--- Collected data ---
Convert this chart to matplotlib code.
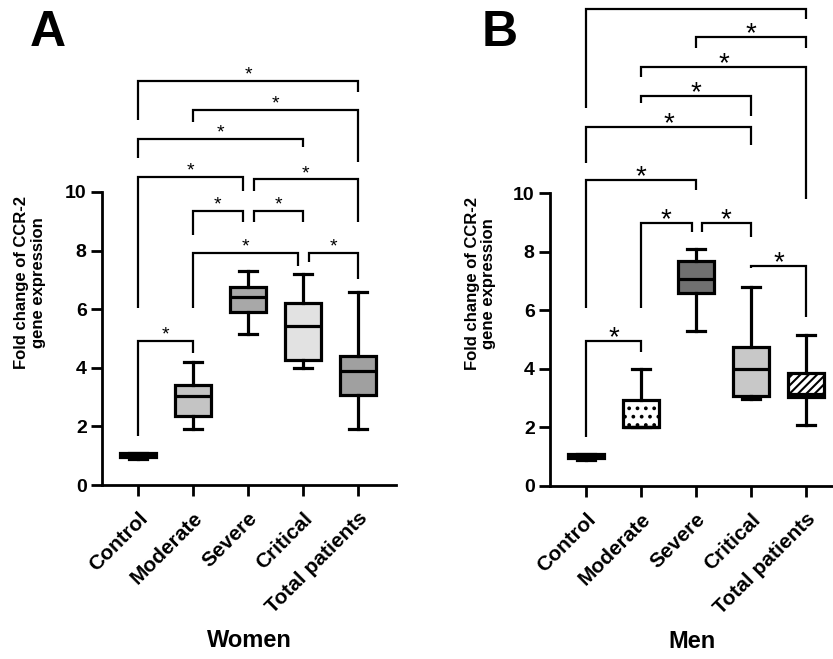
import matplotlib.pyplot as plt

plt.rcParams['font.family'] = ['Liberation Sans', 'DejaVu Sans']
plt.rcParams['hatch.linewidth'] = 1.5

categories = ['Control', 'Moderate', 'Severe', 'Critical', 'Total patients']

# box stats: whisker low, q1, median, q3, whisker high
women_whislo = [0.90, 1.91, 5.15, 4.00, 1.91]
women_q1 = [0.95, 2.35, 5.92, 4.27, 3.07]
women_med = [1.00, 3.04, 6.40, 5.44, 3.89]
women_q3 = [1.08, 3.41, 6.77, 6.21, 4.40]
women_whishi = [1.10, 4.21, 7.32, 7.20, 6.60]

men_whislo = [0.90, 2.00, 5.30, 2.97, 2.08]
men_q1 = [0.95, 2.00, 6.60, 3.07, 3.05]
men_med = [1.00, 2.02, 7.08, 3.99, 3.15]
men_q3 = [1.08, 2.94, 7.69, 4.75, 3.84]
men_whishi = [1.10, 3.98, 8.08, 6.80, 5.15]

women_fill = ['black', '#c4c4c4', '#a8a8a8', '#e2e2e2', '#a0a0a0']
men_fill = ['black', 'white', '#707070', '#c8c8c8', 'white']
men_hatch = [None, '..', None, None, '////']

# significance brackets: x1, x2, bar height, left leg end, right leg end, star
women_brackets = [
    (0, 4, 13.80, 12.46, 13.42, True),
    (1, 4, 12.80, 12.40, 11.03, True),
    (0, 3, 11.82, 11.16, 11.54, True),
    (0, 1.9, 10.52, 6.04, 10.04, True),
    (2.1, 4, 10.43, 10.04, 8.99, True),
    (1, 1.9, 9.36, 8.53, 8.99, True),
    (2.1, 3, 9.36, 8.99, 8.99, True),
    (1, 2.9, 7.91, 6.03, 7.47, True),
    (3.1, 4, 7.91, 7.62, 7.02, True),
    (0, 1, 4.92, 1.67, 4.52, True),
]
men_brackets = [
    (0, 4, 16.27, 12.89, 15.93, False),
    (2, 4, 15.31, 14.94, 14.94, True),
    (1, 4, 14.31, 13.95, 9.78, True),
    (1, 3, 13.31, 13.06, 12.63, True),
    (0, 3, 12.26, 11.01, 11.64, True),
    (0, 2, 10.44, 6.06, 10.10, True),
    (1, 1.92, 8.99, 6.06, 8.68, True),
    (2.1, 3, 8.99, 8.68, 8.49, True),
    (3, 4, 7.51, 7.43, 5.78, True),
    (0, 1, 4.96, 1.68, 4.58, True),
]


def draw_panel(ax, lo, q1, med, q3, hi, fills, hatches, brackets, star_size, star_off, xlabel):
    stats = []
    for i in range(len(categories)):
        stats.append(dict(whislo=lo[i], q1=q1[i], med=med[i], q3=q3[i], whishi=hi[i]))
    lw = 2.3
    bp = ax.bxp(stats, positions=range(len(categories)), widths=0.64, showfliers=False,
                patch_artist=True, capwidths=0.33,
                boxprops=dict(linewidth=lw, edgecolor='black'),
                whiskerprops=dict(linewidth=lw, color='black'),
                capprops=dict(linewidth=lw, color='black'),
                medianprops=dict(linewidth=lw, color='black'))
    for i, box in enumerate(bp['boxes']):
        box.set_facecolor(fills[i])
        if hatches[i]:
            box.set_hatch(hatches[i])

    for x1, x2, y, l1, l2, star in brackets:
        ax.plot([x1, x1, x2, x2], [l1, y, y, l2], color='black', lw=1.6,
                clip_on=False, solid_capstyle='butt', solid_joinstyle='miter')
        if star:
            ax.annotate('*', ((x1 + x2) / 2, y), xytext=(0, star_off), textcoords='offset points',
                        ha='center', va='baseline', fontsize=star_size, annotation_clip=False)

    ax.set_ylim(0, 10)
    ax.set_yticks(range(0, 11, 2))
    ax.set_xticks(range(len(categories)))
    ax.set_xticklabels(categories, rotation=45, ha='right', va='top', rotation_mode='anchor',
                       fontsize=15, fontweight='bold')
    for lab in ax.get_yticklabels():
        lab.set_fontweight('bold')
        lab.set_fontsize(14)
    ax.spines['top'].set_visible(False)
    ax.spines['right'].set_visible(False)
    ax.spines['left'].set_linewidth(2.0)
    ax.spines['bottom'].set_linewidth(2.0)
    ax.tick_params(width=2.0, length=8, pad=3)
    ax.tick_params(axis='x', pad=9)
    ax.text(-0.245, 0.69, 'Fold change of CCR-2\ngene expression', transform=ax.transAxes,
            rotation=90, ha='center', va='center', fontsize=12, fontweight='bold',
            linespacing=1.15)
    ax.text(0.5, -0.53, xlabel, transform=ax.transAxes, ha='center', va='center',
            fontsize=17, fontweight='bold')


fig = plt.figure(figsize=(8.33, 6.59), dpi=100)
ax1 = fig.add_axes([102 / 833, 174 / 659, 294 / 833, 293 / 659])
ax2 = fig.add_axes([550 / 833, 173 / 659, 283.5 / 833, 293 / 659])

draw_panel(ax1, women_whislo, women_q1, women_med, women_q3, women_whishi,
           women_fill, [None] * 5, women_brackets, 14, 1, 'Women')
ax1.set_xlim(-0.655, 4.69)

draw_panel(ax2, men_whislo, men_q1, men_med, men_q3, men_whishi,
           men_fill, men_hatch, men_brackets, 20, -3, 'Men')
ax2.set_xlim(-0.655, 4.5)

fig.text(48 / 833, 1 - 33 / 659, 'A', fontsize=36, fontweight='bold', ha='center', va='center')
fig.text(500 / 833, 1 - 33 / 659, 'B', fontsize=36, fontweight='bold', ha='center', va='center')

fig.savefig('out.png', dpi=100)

--- What the task asks ---
Repeat the listing above from its first line through the line that contains "['Control', 'Moderate', 'Severe', 'Critical', 'Total patients']", both included, and nothing more. Drop the pictures.

--- Output of the task ---
Convert this chart to matplotlib code.
import matplotlib.pyplot as plt

plt.rcParams['font.family'] = ['Liberation Sans', 'DejaVu Sans']
plt.rcParams['hatch.linewidth'] = 1.5

categories = ['Control', 'Moderate', 'Severe', 'Critical', 'Total patients']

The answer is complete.